Tanz und Rassismus – Erstmals wurde in Deutschland ein farbiger Tänzer geehrt: Raphael Hillebrand. Einer, der eine Grenze überwunden hat: zwischen Urban Dance und zeitgenössischem Tanz. Die Ressentiments aber bleiben. Und Fragen: Wie kommt ausgerechnet das Theater auf die Idee, für Antirassismus zuständig zu sein?
Theater oder zumindest die, die es leiten, loben ihre Häuser und Ensembles gern als tolerante Freiräume des Experiments und ließen schon in den 1990er Jahren schmucke Transparente an die Fassaden ihrer Bunker hängen, um zu verkünden, wie viele Mitglieder ihres Ensembles aus wie vielen Nationen der Welt stammen. Mit diesem multikulturelle Potpourri wollten sie beweisen, das Europas Theater so viele Nationen unter ihren Dächern beschäftigen wie es Länder auf der Welt gibt.
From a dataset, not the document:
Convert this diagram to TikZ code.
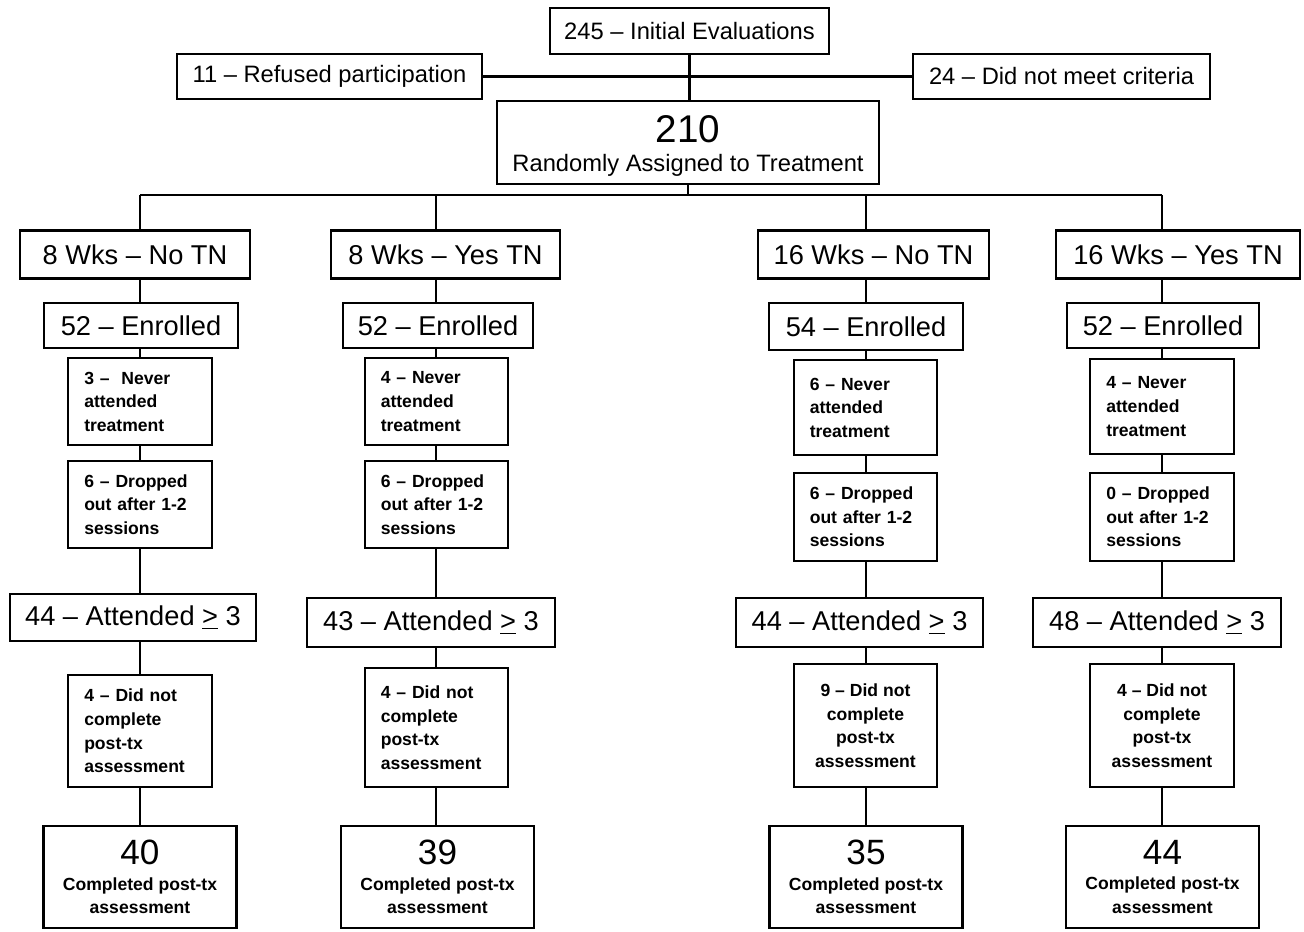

Man sei grenzenlos offen – auch für andere Diskurse, die bald folgten: gegen Blackfacing, für eine Dekolonialisierung und für die Gleichstellung der Frau. In den Ensembles tobt seit je eine Lust, die sich einst «Mitbestimmung» nannte: Heute habe man eine Vorbildfunktion für die «wahre Demokratie». Frauen, Männer und Diverse mögen Hand in Hand selbst die Verantwortung übernehmen für ein ehrwürdiges Theaterschiff, das nichts weniger darstellt, als ein großer Gegenentwurf zum autoritären und irgendwie ungerechten Staat. Was immer im Großen auch schief geht – Migration, Nationalismus, Rassismus und Integration: Die Theaterbetriebe, die alimentierten Bühnen und die vom Steuergroschen sich ernährenden Kompanien stehen tapfer auf gegen das Unrecht – und dies in einem ganz und gar klassischen Sinn: im Namen der Aufklärung und weil Gegenbilder schon immer das tägliche Brot der Theater gewesen sind.
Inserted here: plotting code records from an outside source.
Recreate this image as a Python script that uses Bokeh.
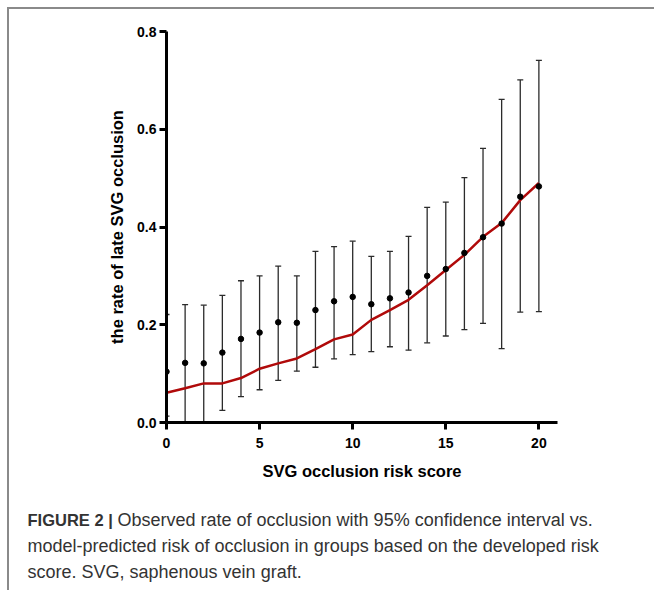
from bokeh.plotting import figure
from bokeh.layouts import column
from bokeh.models import ColumnDataSource, Range1d, FixedTicker, Whisker, TeeHead
from bokeh.core.properties import value
from bokeh.embed import file_html
from bokeh.resources import INLINE

# ---- data ----
scores = [0, 1, 2, 3, 4, 5, 6, 7, 8, 9, 10, 11, 12, 13, 14, 15, 16, 17, 18, 19, 20]
observed = [0.104, 0.122, 0.121, 0.143, 0.171, 0.184, 0.205, 0.204, 0.230, 0.248, 0.257,
            0.242, 0.254, 0.266, 0.300, 0.314, 0.347, 0.379, 0.407, 0.462, 0.483]
ci_lower = [0.013, 0.0, 0.0, 0.025, 0.053, 0.067, 0.086, 0.105, 0.113, 0.130, 0.139,
            0.145, 0.155, 0.148, 0.163, 0.177, 0.190, 0.203, 0.151, 0.226, 0.227]
ci_upper = [0.221, 0.241, 0.240, 0.260, 0.290, 0.300, 0.320, 0.300, 0.350, 0.360, 0.371,
            0.340, 0.350, 0.381, 0.440, 0.451, 0.501, 0.561, 0.661, 0.701, 0.741]
predicted = [0.061, 0.070, 0.080, 0.080, 0.091, 0.110, 0.121, 0.131, 0.150, 0.170, 0.180,
             0.210, 0.230, 0.251, 0.281, 0.312, 0.343, 0.380, 0.408, 0.455, 0.490]
x_ticks = [0, 5, 10, 15, 20]
y_ticks = [0.0, 0.2, 0.4, 0.6, 0.8]
y_tick_labels = ["0.0", "0.2", "0.4", "0.6", "0.8"]
x_title = "SVG occlusion risk score"
y_title = "the rate of late SVG occlusion"
caption_bold = "FIGURE 2 |"
caption_lines = [
    "Observed rate of occlusion with 95% confidence interval vs.",
    "model-predicted risk of occlusion in groups based on the developed risk",
    "score. SVG, saphenous vein graft.",
]

src = ColumnDataSource(dict(x=scores, obs=observed, lo=ci_lower, hi=ci_upper, pred=predicted))

W, H = 654, 590
OFF = 9            # page border (7px margin + 2px line)
CW = W - OFF       # content width
H1 = 500 - OFF     # chart figure height
H2 = H - 500       # caption figure height

p = figure(width=CW, height=H1, output_backend="svg", toolbar_location=None,
           x_range=Range1d(0, 21), y_range=Range1d(0, 0.8),
           min_border_left=166 - OFF, min_border_right=97, min_border_top=31 - OFF,
           min_border_bottom=H1 - (31 - OFF) - 391,
           background_fill_color="white", border_fill_color="white")
p.outline_line_color = None
p.grid.visible = False
p.frame_align = False

font = "Liberation Sans"
for ax in (p.xaxis[0], p.yaxis[0]):
    ax.axis_line_width = 3
    ax.axis_line_color = "black"
    ax.major_tick_line_width = 3
    ax.major_tick_line_color = "black"
    ax.major_tick_out = 7
    ax.major_tick_in = 0
    ax.minor_tick_line_color = None
    ax.major_label_text_font = font
    ax.major_label_text_font_style = "bold"
    ax.major_label_text_font_size = "14px"
    ax.major_label_text_color = "black"
    ax.axis_label_text_font = font
    ax.axis_label_text_font_style = "bold"
    ax.axis_label_text_font_size = "16.5px"
    ax.axis_label_text_color = "black"

p.xaxis.ticker = FixedTicker(ticks=x_ticks)
p.yaxis.ticker = FixedTicker(ticks=y_ticks)
p.yaxis.major_label_overrides = {t: l for t, l in zip(y_ticks, y_tick_labels)}
p.xaxis.axis_label = x_title
p.yaxis.axis_label = y_title
p.xaxis.major_label_standoff = 8
p.yaxis.major_label_standoff = 3
p.xaxis.axis_label_standoff = 11
p.yaxis.axis_label_standoff = 8

# predicted line
p.line("x", "pred", source=src, line_color="#b00a0a", line_width=2.5)

# error bars
wh = Whisker(base="x", lower="lo", upper="hi", source=src, dimension="height",
             line_color="#2b2b2b", line_width=1.3,
             upper_head=TeeHead(size=6, line_color="#2b2b2b", line_width=1.3),
             lower_head=TeeHead(size=6, line_color="#2b2b2b", line_width=1.3))
p.add_layout(wh)

# observed points
p.scatter("x", "obs", source=src, size=5.5, color="black")

# ---- caption panel (pixel-like coordinates, y downwards) ----
cap = figure(width=CW, height=H2, output_backend="svg", toolbar_location=None,
             x_range=Range1d(0, CW), y_range=Range1d(H2, 0),
             min_border=0, background_fill_color="white", border_fill_color="white")
cap.axis.visible = False
cap.grid.visible = False
cap.outline_line_color = None
cap.frame_align = False

cap_color = "#333333"
line_y = [519 - 500, 545 - 500, 571 - 500]
cap.text(x=[27 - OFF], y=[line_y[0]], text=[caption_bold], text_font=value(font),
         text_font_style="bold", text_font_size="16.5px", text_color=cap_color,
         text_baseline="middle")
cap.text(x=[117 - OFF, 27 - OFF, 27 - OFF], y=line_y, text=caption_lines,
         text_font=value(font), text_font_size="18px", text_color=cap_color,
         text_baseline="middle")

layout = column(p, cap, spacing=0,
                styles={"margin-left": "7px", "margin-top": "7px",
                        "border-left": "2px solid #8a8a8a", "border-top": "2px solid #8a8a8a"})

open("out.html", "w").write(file_html(layout, INLINE))
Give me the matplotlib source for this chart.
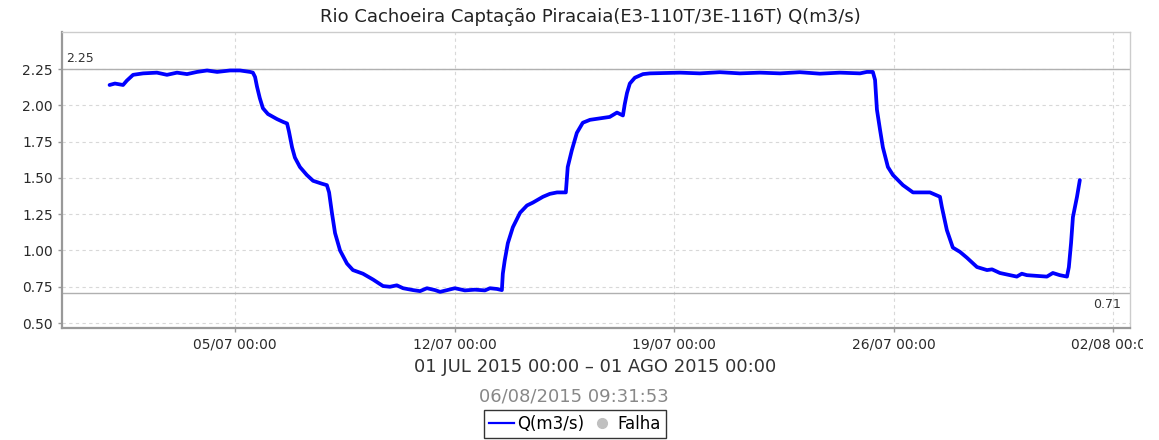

Dass ein Tänzer, noch dazu ein Urbaner Tänzer, wenn auch ein studierter, dass einer wie Raphael Hillebrand, den man weit eher eine Berliner Schnauze mit dem Herz am rechten Fleck nennen will, wenn so einer in der Provinz von Oldenburg und Chemnitz in zweiter, dritter Reihe choreografieren darf, sogar Hip-Hop, lässt dies vermuten, man tue dies nicht zuletzt in Hinblick auf den ausbleibenden Nachwuchs in den eigenen Publikumsreihen. Wenn einer wie Hillebrand als Beweis dienen möge, wie weltoffen man als Theater sei, darf es auch niemanden stören, wie sehr man im gleichen Atemzug betont, in erster Linie der eigenen Region im Geester Land oder im Erzgebirge verpflichtet zu sei. Denn das Theater ist ein regionaler Versorger regionaler Produkte, die man heute auch klimafreundlich inszeniert, indem man fremde Tänzer ausschließlich auf den Schienen des öffentlichen Fernverkehrs herantransportiert. Man will dreifach gut sein: Gut zum Bürger. Gut zur Kultur. Und gut zum Zeitgeist. Gut zu sein, ist die erste Pflicht im Wettbewerb aller Produkte. Und das Theater: ist ein Produkt.
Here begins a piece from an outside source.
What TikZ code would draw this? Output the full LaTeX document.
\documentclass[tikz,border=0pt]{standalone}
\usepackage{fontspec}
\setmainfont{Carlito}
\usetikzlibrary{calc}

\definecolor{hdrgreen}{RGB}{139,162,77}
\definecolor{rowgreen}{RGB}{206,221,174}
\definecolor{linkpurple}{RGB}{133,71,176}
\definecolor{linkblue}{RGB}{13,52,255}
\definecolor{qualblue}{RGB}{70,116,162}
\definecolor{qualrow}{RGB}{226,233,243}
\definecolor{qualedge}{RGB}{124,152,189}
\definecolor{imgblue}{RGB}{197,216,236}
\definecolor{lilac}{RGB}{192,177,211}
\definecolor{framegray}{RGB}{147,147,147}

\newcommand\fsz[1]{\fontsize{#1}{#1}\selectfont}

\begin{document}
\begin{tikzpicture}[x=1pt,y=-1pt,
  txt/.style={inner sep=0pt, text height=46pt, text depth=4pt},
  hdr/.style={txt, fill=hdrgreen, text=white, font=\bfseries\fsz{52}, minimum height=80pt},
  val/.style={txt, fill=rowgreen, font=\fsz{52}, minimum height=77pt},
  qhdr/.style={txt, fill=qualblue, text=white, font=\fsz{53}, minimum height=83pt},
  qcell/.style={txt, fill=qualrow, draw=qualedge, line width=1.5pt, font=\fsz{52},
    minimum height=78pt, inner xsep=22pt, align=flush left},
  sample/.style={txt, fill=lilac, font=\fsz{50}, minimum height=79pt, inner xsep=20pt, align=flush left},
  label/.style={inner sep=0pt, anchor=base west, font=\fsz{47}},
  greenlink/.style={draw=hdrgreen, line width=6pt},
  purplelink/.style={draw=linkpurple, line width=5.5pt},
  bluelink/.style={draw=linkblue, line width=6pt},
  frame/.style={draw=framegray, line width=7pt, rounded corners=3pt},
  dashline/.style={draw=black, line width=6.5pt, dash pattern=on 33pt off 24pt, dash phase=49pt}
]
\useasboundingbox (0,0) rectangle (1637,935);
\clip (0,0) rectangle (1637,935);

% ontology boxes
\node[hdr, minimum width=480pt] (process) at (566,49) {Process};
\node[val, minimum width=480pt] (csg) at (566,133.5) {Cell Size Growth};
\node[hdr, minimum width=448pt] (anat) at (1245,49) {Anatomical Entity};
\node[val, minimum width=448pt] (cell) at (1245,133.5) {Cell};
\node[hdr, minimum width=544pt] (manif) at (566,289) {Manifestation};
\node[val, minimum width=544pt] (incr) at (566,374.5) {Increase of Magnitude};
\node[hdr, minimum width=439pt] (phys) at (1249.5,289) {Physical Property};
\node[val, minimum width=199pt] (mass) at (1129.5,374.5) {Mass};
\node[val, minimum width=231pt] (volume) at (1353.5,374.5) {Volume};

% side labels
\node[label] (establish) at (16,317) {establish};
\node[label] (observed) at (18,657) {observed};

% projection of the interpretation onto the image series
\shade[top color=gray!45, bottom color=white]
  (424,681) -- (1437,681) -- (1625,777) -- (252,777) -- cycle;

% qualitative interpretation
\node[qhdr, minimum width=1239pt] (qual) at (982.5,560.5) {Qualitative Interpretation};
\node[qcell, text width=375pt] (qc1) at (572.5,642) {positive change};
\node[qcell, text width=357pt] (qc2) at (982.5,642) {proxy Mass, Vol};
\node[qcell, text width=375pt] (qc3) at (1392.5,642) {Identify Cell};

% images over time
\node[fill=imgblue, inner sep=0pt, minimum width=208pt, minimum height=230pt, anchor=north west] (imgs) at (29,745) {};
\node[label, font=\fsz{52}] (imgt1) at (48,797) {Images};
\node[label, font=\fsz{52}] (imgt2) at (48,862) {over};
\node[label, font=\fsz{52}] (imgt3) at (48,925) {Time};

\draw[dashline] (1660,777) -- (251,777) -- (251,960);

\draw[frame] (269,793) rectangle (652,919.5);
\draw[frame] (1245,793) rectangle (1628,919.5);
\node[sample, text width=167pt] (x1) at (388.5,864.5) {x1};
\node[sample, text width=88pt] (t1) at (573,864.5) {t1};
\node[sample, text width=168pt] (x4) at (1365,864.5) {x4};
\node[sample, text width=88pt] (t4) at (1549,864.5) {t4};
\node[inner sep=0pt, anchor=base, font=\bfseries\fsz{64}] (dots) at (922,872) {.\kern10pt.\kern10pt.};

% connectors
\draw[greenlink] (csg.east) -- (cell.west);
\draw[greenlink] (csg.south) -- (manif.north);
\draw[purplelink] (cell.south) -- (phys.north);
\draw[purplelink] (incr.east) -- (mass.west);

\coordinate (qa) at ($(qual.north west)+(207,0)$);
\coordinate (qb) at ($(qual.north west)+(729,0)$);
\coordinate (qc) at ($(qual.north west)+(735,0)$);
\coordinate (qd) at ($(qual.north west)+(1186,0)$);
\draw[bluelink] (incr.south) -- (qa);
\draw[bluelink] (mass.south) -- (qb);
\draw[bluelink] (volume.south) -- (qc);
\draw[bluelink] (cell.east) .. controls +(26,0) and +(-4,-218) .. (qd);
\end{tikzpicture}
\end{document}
Ein Produkt muss sich abgrenzen, genauso, wie eine Grenze Länder trennt. Unübersehbar verläuft so eine Grenze zwischen Bühne und Parkett. Eine weitere verläuft zwischen den Sparten des Theaters selbst, weil die einen Oper, die anderen Tanz, die dritten das Schauspiel lieben. Selbst Fachzeitschriften werden in diese Kategorien unterteilt, als ob nicht alles am selben Ort stattfinden würde. Das Publikum erlebt Schlagbäume überall, schon vor den Theatern. Wer die Eintrittskarte nicht online erwirbt, steht Schlange an einem Schalter, hinter dem eine Autorität sich durch beschränkte Öffnungszeiten und ein beschränktes Kartenkontingent schmückt, wobei man diese Beschränkung mit verlockenden Vorteilen für Abonnenten, Studierende und Minderbemittelte zu mildern versucht. Man sei sozial und hat überdies die Macht, den Nachweis der Bedürftigkeit sehen zu dürfen, um dank des durch den Schalterschlitz gereichten staatlichen Dokuments einen Nachlass zu gewähren oder auch nicht.